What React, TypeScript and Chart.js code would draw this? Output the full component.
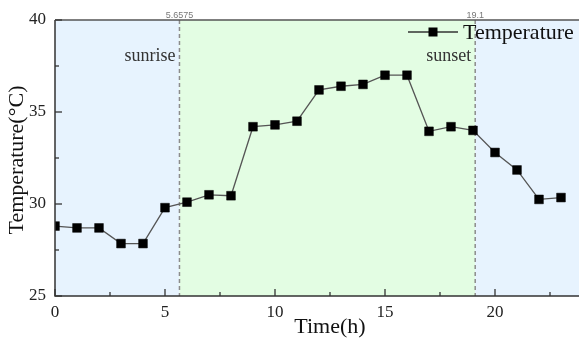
import React, { useEffect, useRef } from "react";
import { Chart, registerables } from "chart.js";

Chart.register(...registerables);

const hours = [0, 1, 2, 3, 4, 5, 6, 7, 8, 9, 10, 11, 12, 13, 14, 15, 16, 17, 18, 19, 20, 21, 22, 23];
const temperature = [
  28.8, 28.7, 28.7, 27.85, 27.85, 29.8, 30.1, 30.5, 30.45, 34.2, 34.3, 34.5,
  36.2, 36.4, 36.5, 37.0, 37.0, 33.95, 34.2, 34.0, 32.8, 31.85, 30.25, 30.35,
];
const xMajorTicks = [0, 5, 10, 15, 20];
const xMinorTicks = [2.5, 7.5, 12.5, 17.5, 22.5];
const yMajorTicks = [25, 30, 35, 40];
const yMinorTicks = [27.5, 32.5, 37.5];
const xRange = [0, 24];
const yRange = [25, 40];
const sunriseHour = 5.6575;
const sunsetHour = 19.1;
const markerLabels = ["5.6575", "19.1"];
const eventLabels = ["sunrise", "sunset"];
const nightBefore = [0, sunriseHour];
const daytime = [sunriseHour, sunsetHour];
const nightAfter = [sunsetHour, 24];
const seriesName = "Temperature";
const xTitle = "Time(h)";
const yTitle = "Temperature(°C)";

const NIGHT_COLOR = "#e7f3fe";
const DAY_COLOR = "#e3fde3";
const SERIF = "'Liberation Serif', 'Times New Roman', serif";

const customPlugin = {
  id: "customDecor",
  beforeDatasetsDraw(chart: any) {
    const { ctx, chartArea: a, scales } = chart;
    const x = scales.x;
    ctx.save();
    const bands: [number[], string][] = [
      [nightBefore, NIGHT_COLOR],
      [daytime, DAY_COLOR],
      [nightAfter, NIGHT_COLOR],
    ];
    for (const [r, c] of bands) {
      const x0 = x.getPixelForValue(r[0]);
      const x1 = x.getPixelForValue(r[1]);
      ctx.fillStyle = c;
      ctx.fillRect(x0, a.top, x1 - x0, a.bottom - a.top);
    }
    ctx.setLineDash([4, 3]);
    ctx.strokeStyle = "#8c8c8c";
    ctx.lineWidth = 1.5;
    for (const h of [sunriseHour, sunsetHour]) {
      const px = x.getPixelForValue(h);
      ctx.beginPath();
      ctx.moveTo(px, a.top);
      ctx.lineTo(px, a.bottom);
      ctx.stroke();
    }
    ctx.restore();
  },
  afterDatasetsDraw(chart: any) {
    const { ctx, chartArea: a, scales } = chart;
    const x = scales.x;
    const y = scales.y;
    ctx.save();
    ctx.strokeStyle = "#333";
    ctx.lineWidth = 1.5;
    ctx.beginPath();
    ctx.moveTo(a.left, a.top);
    ctx.lineTo(a.left, a.bottom);
    ctx.lineTo(a.right, a.bottom);
    ctx.stroke();
    ctx.strokeStyle = "#555";
    ctx.beginPath();
    ctx.moveTo(a.left, a.top);
    ctx.lineTo(a.right, a.top);
    ctx.stroke();
    ctx.strokeStyle = "#333";
    ctx.lineWidth = 1.3;
    const tick = (vals: number[], len: number, horiz: boolean) => {
      for (const v of vals) {
        ctx.beginPath();
        if (horiz) {
          const px = x.getPixelForValue(v);
          ctx.moveTo(px, a.bottom);
          ctx.lineTo(px, a.bottom - len);
        } else {
          const py = y.getPixelForValue(v);
          ctx.moveTo(a.left, py);
          ctx.lineTo(a.left + len, py);
        }
        ctx.stroke();
      }
    };
    tick(xMajorTicks, 7, true);
    tick(xMinorTicks, 4, true);
    tick(yMajorTicks, 7, false);
    tick(yMinorTicks, 4, false);

    ctx.fillStyle = "#777";
    ctx.font = "9px 'Liberation Sans', sans-serif";
    ctx.textAlign = "center";
    ctx.textBaseline = "alphabetic";
    [sunriseHour, sunsetHour].forEach((h, i) => {
      ctx.fillText(markerLabels[i], x.getPixelForValue(h), a.top - 2);
    });
    ctx.fillStyle = "#333";
    ctx.font = `18px ${SERIF}`;
    ctx.textAlign = "right";
    [sunriseHour, sunsetHour].forEach((h, i) => {
      ctx.fillText(eventLabels[i], x.getPixelForValue(h) - 4, 61);
    });

    ctx.strokeStyle = "#333";
    ctx.lineWidth = 1.3;
    ctx.setLineDash([]);
    ctx.beginPath();
    ctx.moveTo(408, 32);
    ctx.lineTo(458, 32);
    ctx.stroke();
    ctx.fillStyle = "#000";
    ctx.fillRect(433 - 4.5, 32 - 4.5, 9, 9);
    ctx.fillStyle = "#111";
    ctx.font = `22px ${SERIF}`;
    ctx.textAlign = "left";
    ctx.textBaseline = "middle";
    ctx.fillText(seriesName, 463, 33);

    ctx.fillStyle = "#111";
    ctx.textAlign = "center";
    ctx.textBaseline = "middle";
    ctx.fillText(xTitle, 330, 327);
    ctx.save();
    ctx.translate(17, (a.top + a.bottom) / 2 + 2);
    ctx.rotate(-Math.PI / 2);
    ctx.fillText(yTitle, 0, 0);
    ctx.restore();
    ctx.restore();
  },
};

export default function App() {
  const ref = useRef<HTMLCanvasElement | null>(null);
  useEffect(() => {
    if (!ref.current) return;
    const chart = new Chart(ref.current, {
      type: "line",
      data: {
        datasets: [
          {
            label: seriesName,
            data: hours.map((h, i) => ({ x: h, y: temperature[i] })),
            borderColor: "#555",
            borderWidth: 1.3,
            pointStyle: "rect",
            pointRadius: 6.2,
            pointBackgroundColor: "#000",
            pointBorderColor: "#000",
            pointBorderWidth: 0.5,
            tension: 0,
          },
        ],
      },
      options: {
        animation: false,
        responsive: false,
        layout: { autoPadding: false, padding: { top: 20, left: 0, right: 0, bottom: 0 } },
        plugins: { legend: { display: false }, tooltip: { enabled: false } },
        scales: {
          x: {
            type: "linear",
            min: xRange[0],
            max: xRange[1],
            grid: { display: false, drawTicks: false },
            border: { display: false },
            ticks: {
              stepSize: 5,
              includeBounds: false,
              padding: 6,
              color: "#222",
              font: { family: SERIF, size: 17 },
              maxRotation: 0,
            },
            afterFit: (s: any) => {
              s.height = 42;
            },
          },
          y: {
            min: yRange[0],
            max: yRange[1],
            grid: { display: false, drawTicks: false },
            border: { display: false },
            ticks: {
              stepSize: 5,
              padding: 9,
              color: "#222",
              font: { family: SERIF, size: 17 },
            },
            afterFit: (s: any) => {
              s.width = 55;
            },
          },
        },
      },
      plugins: [customPlugin],
    } as any);
    return () => chart.destroy();
  }, []);
  return (
    <div style={{ position: "absolute", left: 0, top: 0, width: 579, height: 338, overflow: "hidden" }}>
      <canvas ref={ref} width={583} height={338} style={{ display: "block" }} />
    </div>
  );
}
◆ ◆ ◆ ◆ ◆ ◆ ◆
__TASK OBJECTIVE__: Please reproduce the listing exactly from its opening line through the line that contains "Serif', 'Times New", both included, with all pictures omitted.

__ANSWER FOR THE TASK__:
What React, TypeScript and Chart.js code would draw this? Output the full component.
import React, { useEffect, useRef } from "react";
import { Chart, registerables } from "chart.js";

Chart.register(...registerables);

const hours = [0, 1, 2, 3, 4, 5, 6, 7, 8, 9, 10, 11, 12, 13, 14, 15, 16, 17, 18, 19, 20, 21, 22, 23];
const temperature = [
  28.8, 28.7, 28.7, 27.85, 27.85, 29.8, 30.1, 30.5, 30.45, 34.2, 34.3, 34.5,
  36.2, 36.4, 36.5, 37.0, 37.0, 33.95, 34.2, 34.0, 32.8, 31.85, 30.25, 30.35,
];
const xMajorTicks = [0, 5, 10, 15, 20];
const xMinorTicks = [2.5, 7.5, 12.5, 17.5, 22.5];
const yMajorTicks = [25, 30, 35, 40];
const yMinorTicks = [27.5, 32.5, 37.5];
const xRange = [0, 24];
const yRange = [25, 40];
const sunriseHour = 5.6575;
const sunsetHour = 19.1;
const markerLabels = ["5.6575", "19.1"];
const eventLabels = ["sunrise", "sunset"];
const nightBefore = [0, sunriseHour];
const daytime = [sunriseHour, sunsetHour];
const nightAfter = [sunsetHour, 24];
const seriesName = "Temperature";
const xTitle = "Time(h)";
const yTitle = "Temperature(°C)";

const NIGHT_COLOR = "#e7f3fe";
const DAY_COLOR = "#e3fde3";
const SERIF = "'Liberation Serif', 'Times New Roman', serif";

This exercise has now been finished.